Material provided -
— START —
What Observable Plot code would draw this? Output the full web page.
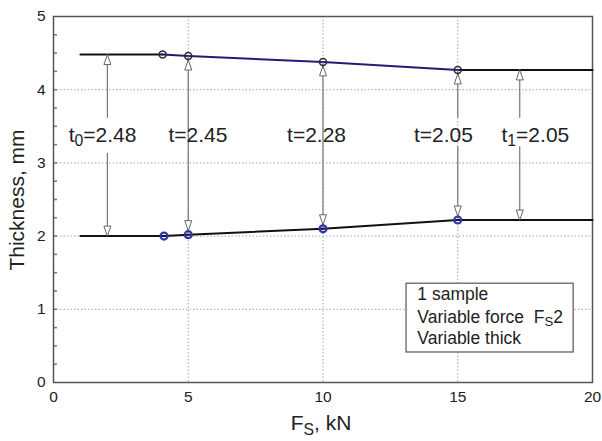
<!DOCTYPE html>
<html><head><meta charset="utf-8">
<script src="https://cdn.jsdelivr.net/npm/d3@7"></script>
<script src="https://cdn.jsdelivr.net/npm/@observablehq/plot@0.6"></script>
<style>body{margin:0;background:#fff}</style>
</head><body><div id="chart"></div>
<script>
// ---- data ----
const xTicks = [0, 5, 10, 15, 20];
const yTicks = [0, 1, 2, 3, 4, 5];
const yMinor = [0.25, 0.5, 0.75, 1, 1.25, 1.5, 1.75, 2, 2.25, 2.5, 2.75, 3, 3.25, 3.5, 3.75, 4, 4.25, 4.5, 4.75];

const upperX = [1, 4.05, 5, 10, 15, 20];
const upperY = [4.48, 4.48, 4.46, 4.38, 4.27, 4.27];
const lowerX = [1, 4.1, 5, 10, 15, 20];
const lowerY = [2.0, 2.0, 2.02, 2.10, 2.22, 2.22];

const arrowX = [2, 5, 10, 15, 17.3];
const arrowTop = [4.48, 4.46, 4.38, 4.27, 4.27];
const arrowBottom = [2.0, 2.02, 2.10, 2.22, 2.22];
const arrowOnMarker = [false, true, true, true, false];
const arrowGapTop = [3.61, null, null, 3.61, 3.61];
const arrowGapBottom = [3.13, null, null, 3.22, 3.22];

const labelText = ["t_0=2.48", "t=2.45", "t=2.28", "t=2.05", "t_1=2.05"];
const labelX = [1.82, 5.36, 9.76, 14.47, 17.88];
const labelY = 3.38;

const legendLines = ["1 sample", "Variable force\u00a0 F_S2", "Variable thick"];

// ---- build ----
const font = '"Liberation Sans", Arial, sans-serif';
const upper = upperX.map((x, i) => ({x, y: upperY[i]}));
const lower = lowerX.map((x, i) => ({x, y: lowerY[i]}));
const arrows = arrowX.map((x, i) => ({x, top: arrowTop[i], bottom: arrowBottom[i], onMarker: arrowOnMarker[i]}));
const shafts = [];
arrowX.forEach((x, i) => {
  if (arrowGapTop[i] == null) shafts.push({x, y1: arrowTop[i], y2: arrowBottom[i]});
  else {
    shafts.push({x, y1: arrowTop[i], y2: arrowGapTop[i]});
    shafts.push({x, y1: arrowGapBottom[i], y2: arrowBottom[i]});
  }
});
const labels = labelText.map((t, i) => ({t, x: labelX[i], y: labelY}));
const legendY = [1.20, 0.895, 0.60];

const arrowHead = {draw(ctx) { ctx.moveTo(0, 0); ctx.lineTo(3.5, 10); ctx.lineTo(-3.5, 10); ctx.closePath(); }};
const tickSym = {draw(ctx) { ctx.moveTo(0, 0); ctx.lineTo(3.5, 0); }};

const svg = Plot.plot({
  width: 602, height: 441,
  marginLeft: 53, marginRight: 10, marginTop: 16, marginBottom: 59,
  style: {fontFamily: font, fontSize: "15px", color: "#222", background: "#fff"},
  x: {domain: [0, 20]},
  y: {domain: [0, 5]},
  marks: [
    Plot.gridX({ticks: xTicks.slice(1, -1), stroke: "#999", strokeOpacity: 0.9, strokeDasharray: "1.5,2"}),
    Plot.gridY({ticks: yTicks.slice(1, -1), stroke: "#999", strokeOpacity: 0.9, strokeDasharray: "1.5,2"}),
    Plot.axisX({ticks: xTicks, tickSize: 0, tickPadding: 8, label: null, fontSize: 15.5, tickFormat: d => String(d)}),
    Plot.axisY({ticks: yTicks, tickSize: 0, tickPadding: 8, label: null, fontSize: 15.5, tickFormat: d => String(d)}),
    Plot.dot(yMinor, {x: () => 0, y: d => d, symbol: tickSym, stroke: "#777", r: 3}),
    Plot.frame({stroke: "#555", strokeWidth: 1.5}),
    // lines
    Plot.line(upper.slice(0, 2), {x: "x", y: "y", stroke: "#111", strokeWidth: 2}),
    Plot.line(upper.slice(4), {x: "x", y: "y", stroke: "#111", strokeWidth: 2}),
    Plot.line(upper.slice(1, 5), {x: "x", y: "y", stroke: "#1e1e78", strokeWidth: 2}),
    Plot.line(lower, {x: "x", y: "y", stroke: "#111", strokeWidth: 2}),
    // arrows
    Plot.ruleX(shafts, {x: "x", y1: "y1", y2: "y2", stroke: "#777", strokeWidth: 1.2}),
    Plot.dot(arrows.filter(d => !d.onMarker), {x: "x", y: "top", symbol: arrowHead, r: 4, fill: "white", stroke: "#666", strokeWidth: 1}),
    Plot.dot(arrows.filter(d => d.onMarker), {x: "x", y: "top", dy: 4, symbol: arrowHead, r: 4, fill: "white", stroke: "#666", strokeWidth: 1}),
    Plot.dot(arrows.filter(d => !d.onMarker), {x: "x", y: "bottom", rotate: 180, symbol: arrowHead, r: 4, fill: "white", stroke: "#666", strokeWidth: 1}),
    Plot.dot(arrows.filter(d => d.onMarker), {x: "x", y: "bottom", dy: -4, rotate: 180, symbol: arrowHead, r: 4, fill: "white", stroke: "#666", strokeWidth: 1}),
    // markers
    Plot.dot(upper.slice(1, 5), {x: "x", y: "y", r: 3.5, stroke: "#2a2a3a", strokeWidth: 1.5, fill: "none"}),
    Plot.dot(lower.slice(1, 5), {x: "x", y: "y", r: 3.5, stroke: "#3232b0", strokeWidth: 2.2, fill: "none"}),
    // labels
    Plot.text(labels, {x: "x", y: "y", text: "t", fontSize: 21, fill: "#222"}),
    // legend box
    Plot.rect([0], {x1: () => 13.1, x2: () => 19.3, y1: () => 0.41, y2: () => 1.35, fill: "white", stroke: "#555", strokeWidth: 1.2}),
    Plot.text(legendLines, {x: () => 13.5, y: (d, i) => legendY[i], text: d => d, textAnchor: "start", fontSize: 17.5, fill: "#222"})
  ]
});

document.getElementById("chart").appendChild(svg);

const s = d3.select(svg);
s.append("text").attr("transform", "translate(17,200) rotate(-90)")
  .attr("text-anchor", "middle").attr("dy", "0.35em")
  .attr("font-size", 21).attr("fill", "#222").attr("font-family", font).text("Thickness, mm");
s.append("text").attr("x", 321).attr("y", 430)
  .attr("text-anchor", "middle")
  .attr("font-size", 21).attr("fill", "#222").attr("font-family", font).text("F_S, kN");

// subscripts
s.selectAll("text").each(function() {
  const el = this;
  const str = el.textContent;
  const m = str.match(/^(.*?)_(\w)(.*)$/);
  if (!m) return;
  const fs = parseFloat(getComputedStyle(el).fontSize) || 15;
  while (el.firstChild) el.removeChild(el.firstChild);
  const t = d3.select(el);
  t.append("tspan").text(m[1]);
  t.append("tspan").attr("dy", 0.22 * fs).attr("font-size", 0.75 * fs).text(m[2]);
  t.append("tspan").attr("dy", -0.22 * fs).text(m[3]);
});
</script>
</body></html>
— END —
Problem to solve -
Select and copy every line of the listing with the word "this".

Output -
What Observable Plot code would draw this? Output the full web page.
  const el = this;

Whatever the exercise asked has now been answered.